Quant à l’inceste, Visconti le perçoit comme étant « le dernier tabou de la société contemporaine. […] C’est un motif qui est dans l’air. […] L’inceste naît strictement du milieu où les deux jeunes gens ont grandi ; il est un moyen exaspéré et dramatique pour s’unir contre la désagrégation de la famille et de la solitude. Cette décomposition est surtout ressentie par le frère, Gianni : c’est lui de fait qui, en dernier recours, propose à Sandra une vie commune dans la vieille maison ; et le dernier geste de Gianni qui va mourir dans le lit de sa mère, comme s’il voulait retourner dans le sein originel, veut signifier la tentative ultime de reconstruire le noyau familial ».


[1] Le mot, d’origine anglaise, est un terme d’aviation et signifie « chandelle ». Le zoom cinématographique désigne à la fois un objet physique, un objectif à focale variable, et un « mouvement » de caméra, dénomination abusive puisque la caméra reste immobile. Ce mouvement est également appelé « travelling optique », bien que très éloigné techniquement et esthétiquement du travelling classique.

Le zoom offre la possibilité de pénétrer des espaces physiquement infranchissables sans pour autant en briser l’homogénéité. Il présente une vision continue de l’espace et respecte l’unité du lieu.
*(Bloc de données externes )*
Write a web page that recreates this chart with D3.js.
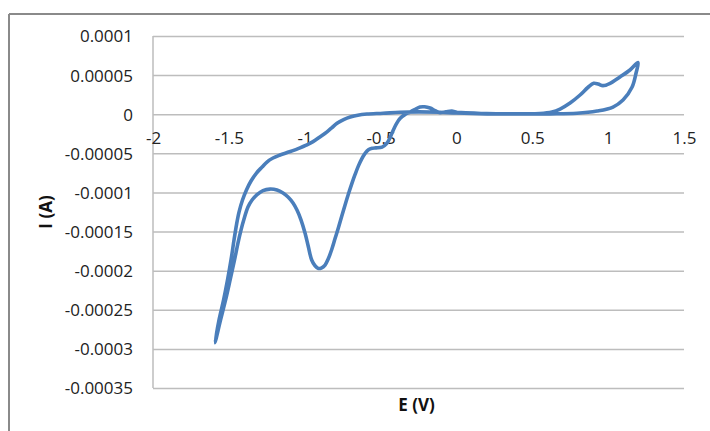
<!DOCTYPE html>
<html>
<head>
<meta charset="utf-8">
<script src="https://cdn.jsdelivr.net/npm/d3@7"></script>
<style>
  html, body { margin: 0; padding: 0; background: #ffffff; }
  svg { display: block; }
</style>
</head>
<body>
<script>
// ---- Data ----
const xTickValues = [-2, -1.5, -1, -0.5, 0, 0.5, 1, 1.5];
const xTickLabels = ["-2", "-1.5", "-1", "-0.5", "0", "0.5", "1", "1.5"];
const yTickValues = [0.0001, 0.00005, 0, -0.00005, -0.0001, -0.00015, -0.0002, -0.00025, -0.0003, -0.00035];
const yTickLabels = ["0.0001", "0.00005", "0", "-0.00005", "-0.0001", "-0.00015", "-0.0002", "-0.00025", "-0.0003", "-0.00035"];
const xTitle = "E (V)";
const yTitle = "I (A)";

// Potential (V)
const potential = [
  0.0, -0.03, -0.07, -0.108, -0.14, -0.174, -0.21, -0.24, -0.275, -0.306,
  -0.34, -0.372, -0.395, -0.418, -0.44, -0.46, -0.49, -0.53, -0.555, -0.58,
  -0.602, -0.624, -0.646, -0.668, -0.69, -0.712, -0.734, -0.756, -0.778, -0.80,
  -0.822, -0.844, -0.866, -0.888, -0.91, -0.932, -0.954, -0.976, -0.998, -1.024,
  -1.051, -1.077, -1.11, -1.143, -1.183, -1.229, -1.275, -1.314, -1.347, -1.374,
  -1.40, -1.42, -1.44, -1.463, -1.492, -1.522, -1.555, -1.591,
  -1.565, -1.535, -1.509, -1.486, -1.466, -1.45, -1.433, -1.41, -1.384, -1.354,
  -1.318, -1.281, -1.249, -1.209, -1.163, -1.1, -1.031, -0.99, -0.945, -0.9,
  -0.853, -0.82, -0.787, -0.74, -0.70, -0.65, -0.59, -0.484, -0.372, -0.25,
  -0.108, 0.0, 0.2, 0.4, 0.55, 0.63, 0.683, 0.749, 0.815, 0.868,
  0.905, 0.935, 0.966, 1.013, 1.078, 1.144, 1.197,
  1.184, 1.158, 1.098, 1.032, 0.927, 0.795, 0.617, 0.4, 0.2, 0.0
];
// Current (A)
const current = [
  2.5e-6, 4.0e-6, 3.0e-6, 2.0e-6, 4.5e-6, 7.9e-6, 9.5e-6, 9.2e-6, 6.0e-6, 2.8e-6,
  -0.5e-6, -5.5e-6, -1.2e-5, -2.1e-5, -3.1e-5, -3.75e-5, -4.2e-5, -4.3e-5, -4.35e-5, -4.55e-5,
  -5.0e-5, -5.7e-5, -6.6e-5, -7.7e-5, -8.9e-5, -1.02e-4, -1.16e-4, -1.305e-4, -1.45e-4, -1.59e-4,
  -1.73e-4, -1.845e-4, -1.928e-4, -1.963e-4, -1.971e-4, -1.937e-4, -1.864e-4, -1.694e-4, -1.519e-4, -1.353e-4,
  -1.225e-4, -1.135e-4, -1.059e-4, -1.008e-4, -9.69e-5, -9.57e-5, -9.76e-5, -1.027e-4, -1.097e-4, -1.187e-4,
  -1.34e-4, -1.481e-4, -1.647e-4, -1.865e-4, -2.121e-4, -2.377e-4, -2.632e-4, -2.92e-4,
  -2.632e-4, -2.377e-4, -2.121e-4, -1.865e-4, -1.609e-4, -1.417e-4, -1.251e-4, -1.097e-4, -9.69e-5, -8.54e-5,
  -7.52e-5, -6.75e-5, -6.11e-5, -5.6e-5, -5.22e-5, -4.8e-5, -4.3e-5, -3.95e-5, -3.5e-5, -2.9e-5,
  -2.25e-5, -1.7e-5, -1.15e-5, -6.5e-6, -3.6e-6, -1.2e-6, 0.2e-6, 1.2e-6, 2.5e-6, 3.0e-6,
  2.5e-6, 1.5e-6, 0.5e-6, 0.5e-6, 0.8e-6, 2.8e-6, 6.6e-6, 1.43e-5, 2.46e-5, 3.45e-5,
  3.95e-5, 3.85e-5, 3.65e-5, 3.95e-5, 4.76e-5, 5.65e-5, 6.6e-5,
  5.27e-5, 3.48e-5, 1.82e-5, 9.2e-6, 4.1e-6, 1.2e-6, 0.5e-6, 0.5e-6, 0.8e-6, 2.5e-6
];

// ---- Layout ----
const W = 710, H = 431;
const plot = { left: 153, right: 684, top: 36, bottom: 388 };
const font = "'Open Sans', 'Liberation Sans', sans-serif";
const lineColor = "#4A7EBB";
const gridColor = "#bdbdbd";

const svg = d3.select("body").append("svg")
  .attr("width", W).attr("height", H);

svg.append("rect").attr("width", W).attr("height", H).attr("fill", "#fff");

// Outer chart frame (top and left edges visible)
svg.append("line").attr("x1", 9).attr("x2", W).attr("y1", 14).attr("y2", 14)
  .attr("stroke", "#8a8a8a").attr("stroke-width", 2);
svg.append("line").attr("x1", 9).attr("x2", 9).attr("y1", 14).attr("y2", H)
  .attr("stroke", "#8a8a8a").attr("stroke-width", 2);

const x = d3.scaleLinear().domain([-2, 1.5]).range([plot.left, plot.right]);
const y = d3.scaleLinear().domain([-0.00035, 0.0001]).range([plot.bottom, plot.top]);

// Horizontal gridlines + y labels
const yAxis = d3.axisLeft(y)
  .tickValues(yTickValues)
  .tickFormat((d, i) => yTickLabels[i])
  .tickSize(-(plot.right - plot.left))
  .tickPadding(20);
const gy = svg.append("g").attr("transform", `translate(${plot.left},0)`).call(yAxis);
gy.select(".domain").attr("stroke", gridColor).attr("stroke-width", 1.5)
  .attr("d", `M0,${plot.top}V${plot.bottom}`);
gy.selectAll(".tick line").attr("stroke", gridColor).attr("stroke-width", 1.5);
gy.selectAll(".tick text")
  .attr("font-family", font).attr("font-size", 17).attr("fill", "#222")
  .attr("dy", "0.35em");

// X axis along zero line (labels only)
const xAxis = d3.axisBottom(x)
  .tickValues(xTickValues)
  .tickFormat((d, i) => xTickLabels[i])
  .tickSize(0)
  .tickPadding(18);
const gx = svg.append("g").attr("transform", `translate(0,${y(0)})`).call(xAxis);
gx.select(".domain").remove();
gx.selectAll(".tick text")
  .attr("font-family", font).attr("font-size", 17).attr("fill", "#222");

// Axis titles
svg.append("text")
  .attr("x", (plot.left + plot.right) / 2 - 2).attr("y", 411)
  .attr("text-anchor", "middle")
  .attr("font-family", font).attr("font-size", 17).attr("font-weight", "bold").attr("fill", "#111")
  .text(xTitle);
svg.append("text")
  .attr("transform", `translate(52,${(plot.top + plot.bottom) / 2}) rotate(-90)`)
  .attr("text-anchor", "middle")
  .attr("font-family", font).attr("font-size", 17).attr("font-weight", "bold").attr("fill", "#111")
  .text(yTitle);

// CV curve
const pts = potential.map((v, i) => [v, current[i]]);
const line = d3.line()
  .x(d => x(d[0]))
  .y(d => y(d[1]))
  .curve(d3.curveCatmullRom.alpha(0.5));
svg.append("path")
  .datum(pts)
  .attr("d", line)
  .attr("fill", "none")
  .attr("stroke", lineColor)
  .attr("stroke-width", 3.6)
  .attr("stroke-linejoin", "round")
  .attr("stroke-linecap", "round");
</script>
</body>
</html>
Contrairement à la caméra, le zoom ne connaît aucun obstacle d’ordre spatial ou physique.

[2] Le titre original de Sandra, « Vaghe Stelle dell’Orsa » (Belles étoiles de l’Ourse) est un extrait du poème de Leopardi « Souvenirs » que cite Gianni dans une des séquences finales du film :

« Savais-je, belles étoiles de l’Ourse, /Qu’un jour je viendrais vous revoir / Scintillant au-dessus du jardin de mon père, / Que je vous parlerais encore des fenêtres / De la demeure où je vécus enfant / Contemplant la fin de mes bonheurs ? »

[3]Le profil de Claudia Cardinal rappelait à Visconti les figures féminines des fresques ornant les tombes étrusques.